Comme chez Elsheimer, le jeu de lumière n’est pas un simple effet plastique. Il prend une dimension symbolique intégrée dans le récit. Dans Les pèlerins d’Emmaüs, la source de lumière est entre le disciple et le Christ qui reste en contre-jour pour le spectateur, presque une ombre majestueuse. C’est la lumière qui émane du Christ, une lumière intérieure qui fait référence à la Révélation, à la Vérité immatérielle. Mais au fond du tableau, la lumière naturelle du foyer est présente également comme d’ailleurs dans la version plus tardive du même thème (1648, Louvre, ci-dessous à droite)
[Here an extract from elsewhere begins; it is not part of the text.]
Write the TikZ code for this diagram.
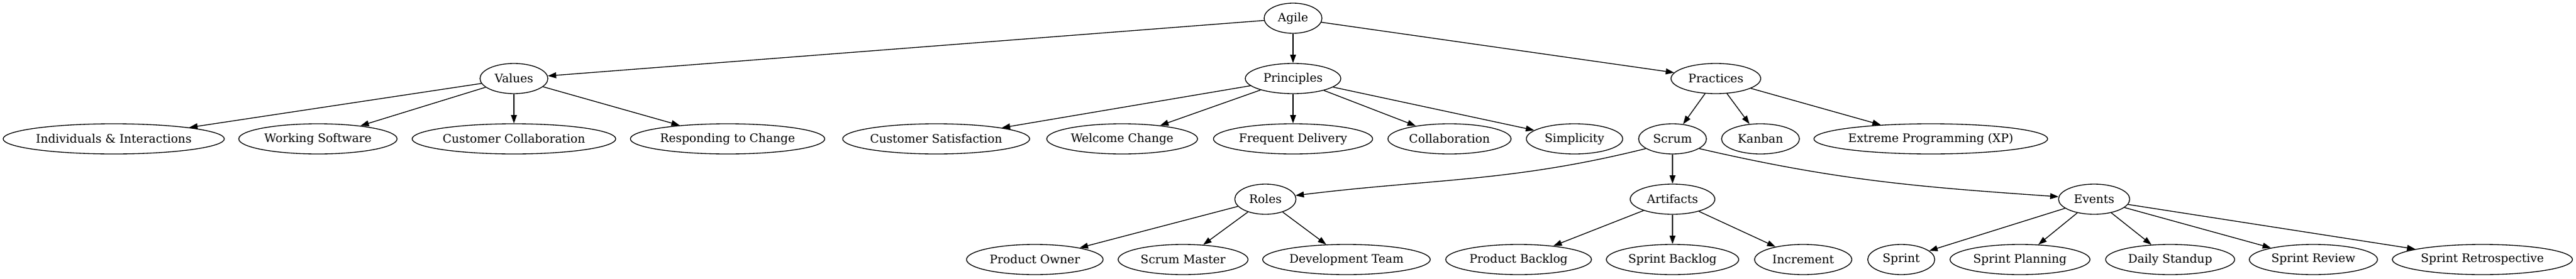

A gauche, Jesus et les Pelerins d’Emmaus papier sur bois 1628 39x42cm Paris muse?e Jaquemart André. 
Le tableau du Louvre pour comparer : http://rembrandt.louvre.fr/fr/html/r13.html

Cette double valeur, naturelle et symbolique, de la lumière est  présente également dans Siméon et l’enfant Jésus au Temple, (vers 1629, panneau 55x44cm, Hambourg). La lumière naturelle rentre par une fenêtre située en haut à gauche. L’ombre de ses barreaux sur les murs semble être le premier exemple de ce motif dans la peinture. Au centre de la composition, l’enfant Jésus est lui entouré d’un halo de lumière qui évoque ce que Siméon dit de cet enfant : il sera « la lumière qui écairera les gentils et la gloire de ton peuple d’Israël ». A droite enfin, la bougie éteinte symbolise l’Ancienne Alliance désormais dépassée par la Nouvelle. Le personnage agenouillé au 1er plan est à contre jour.se détachant sur une surface claire. Ici l’ombre et la lumière deviennent un élément de composition (effet repoussoir). Le même travail subtil sur la lumière est perceptible dans la Prière de Siméon du Mauritshuis (1631, huile sur panneau, 61x48cm, la Haye).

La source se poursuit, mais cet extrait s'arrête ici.